Wann sollte ein Koppelgebrauchshund mit der Arbeit am Vieh beginnen?

Wenn ich gefragt werde, ab welchem Alter ich mit dem Training am Vieh beginne, dann sage ich immer, dass meine Hunde oft über ein Jahr alt waren, weil sie vorher noch nicht reif genug im Kopf waren. Und dann kommt das Argument, dass es Videos von mir gibt, in denen ich deutlich jüngere Hunde an den Schafen zeige.
Das berühmte Antesten. Immer wieder diskutiert und ein Streitpunkt. Zu recht. Braucht es das oder nicht?

In meinen Augen braucht der Hund das nicht. Es dient vielmehr der Neugier des Besitzers, was ich sehr gut nachvollziehen kann. Auch ich sitze da oft auf heißen Kohlen und würde gerne wissen was mein Hundekind so im Gepäck hat.
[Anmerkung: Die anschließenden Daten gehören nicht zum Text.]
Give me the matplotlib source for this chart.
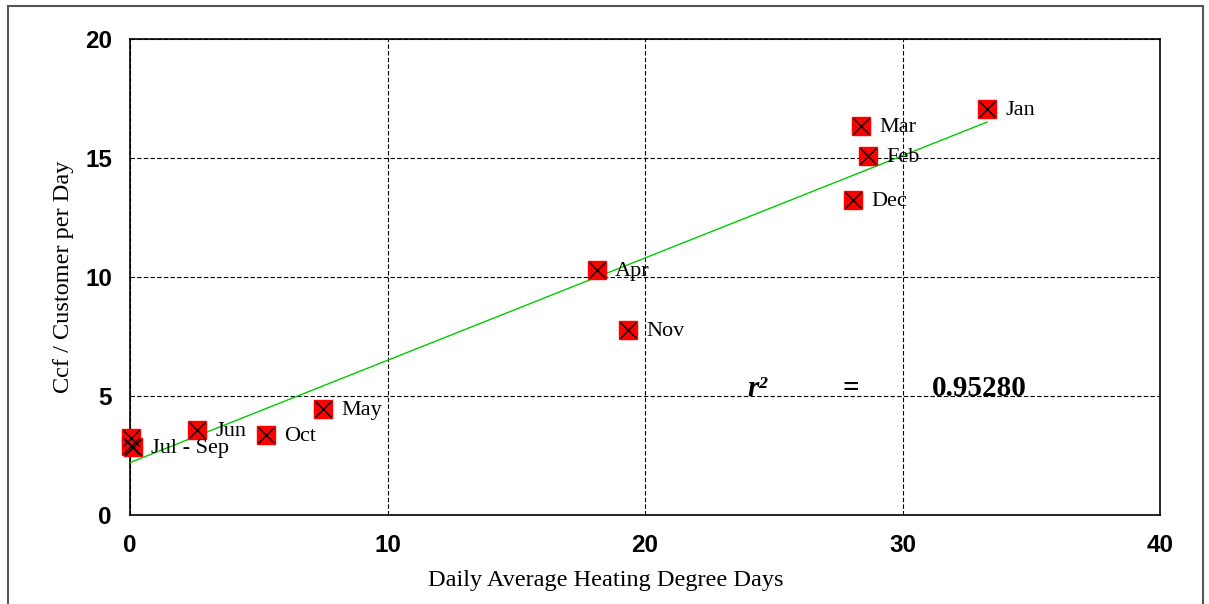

Allerdings gibt es Hunde, die sich noch gar nicht für Schafe interessieren. Es ist wichtig zu wissen, dass wir es mit Jagdverhalten zu tun haben, dass bis zum dritten Lebensjahr ausreift. Den größten Schub macht es meiner Erfahrung nach zwischen dem ersten und zweiten Lebensjahr. Zeigt also ein zum Beispiel acht Monate alter Hund kein Interesse am Vieh, sagt das nichts darüber aus, ob er ein guter Arbeitshund werden kann oder nicht.

Wenn die Bedingungen stimmen, dann spricht in meinen Augen nichts dagegen mal zu schauen, was ein junger Hund an den Schafen anbietet. Unter passenden Bedingungen verstehe ich Schafe, die den jungen Hund nicht angreifen, die gut zusammenbleiben und auf unbeholfene Versuche sie zu bewegen auch reagieren. Außerdem sollten sie bei „ungehobeltem“ Verhalten nicht sofort die Nerven verlieren.

Wichtig:
Wenn man den jungen Hund nicht antestet, macht man niemals etwas falsch! Wer also unsicher ist, niemanden an der Hand hat, der die Bedingungen bieten kann bzw. weiß, worauf man achten muss, dann sollte man einfach abwarten und den jungen Hund einfach später mit dem Vieh konfrontieren.

Da der junge Hund beim Antesten seine allerersten und damit sehr nachhaltige Lernerfahrungen mit der Situation macht, bin ich als Mensch maßgeblich beteiligt. Zum einen natürlich um die Schafe zu schützen und dem Hund zu vermitteln, dass Vereinzeln, Hetzen und Beißen nicht das Ziel ist. Aber natürlich auch, um dem jungen Hund bei guten Ideen über Lob das Feedback zu geben, dass das richtig ist, was er gerade macht.

Dabei spielt auch die Position des Menschen an den Schafen im Verhältnis zum Hund eine wichtige Rolle. Mit dieser kann ich dem Hund Situationen zum Ausprobieren schaffen oder auch den Kontakt zu den Schafen blockieren.

In dem folgenden Video sieht man die halbjährige Groenendael-Hündin Marla. Sie zeigt viel Übersprungsverhalten und klinkt sich oft aus, indem sie Schafköttel frisst. Sie zeigt dieses Verhalten, weil sie zum einen nicht sicher ist, was mit diesen wolligen Tierchen erlaubt ist und was nicht, aber sie nutzt das auch um zu verarbeiten, was sie kurz vorher gemacht hat. Sie ist ein feinfühliger Hund, der genau darauf achtet, was passiert. Von Seiten des Menschen, sowie den Schafen.

Sie zeigt in den Sequenzen, in denen sie aktiv an den Schafen wird, eine schöne Entwicklung. Sie probiert sehr bewusst, wie man die Schafe in Bewegung bekommen kann und macht dies auch zunehmend an der richtigen Position, so dass die Schafe in Richtung des Menschen laufen.

Marla wird diese Erfahrung mitnehmen und mit hoher Wahrscheinlichkeit beim nächsten Kontakt mit den Schafen anbieten, der allerdings erst in einigen Wochen sein wird.

Groenendael Marla im Alter von sechs Monaten im Jahr 2023

In dem folgenden Video sieht man meine eigene Hündin Cooma als Welpe. Sie begleitete mich als Welpe regelmäßig mit zu den Schafen und interessierte sich zunächst gar nicht für die Schafe. Von einem Tag auf dem anderen „zündete“ sie und ich ließ davon dieses Video drehen. Cooma zeigt sich sofort recht souverän und wirkt schon sehr erwachsen. Tatsächlich blieb das auch so. Trotzdem habe ich mit dem richtigen Training erst angefangen als sie 14 Monate alt war.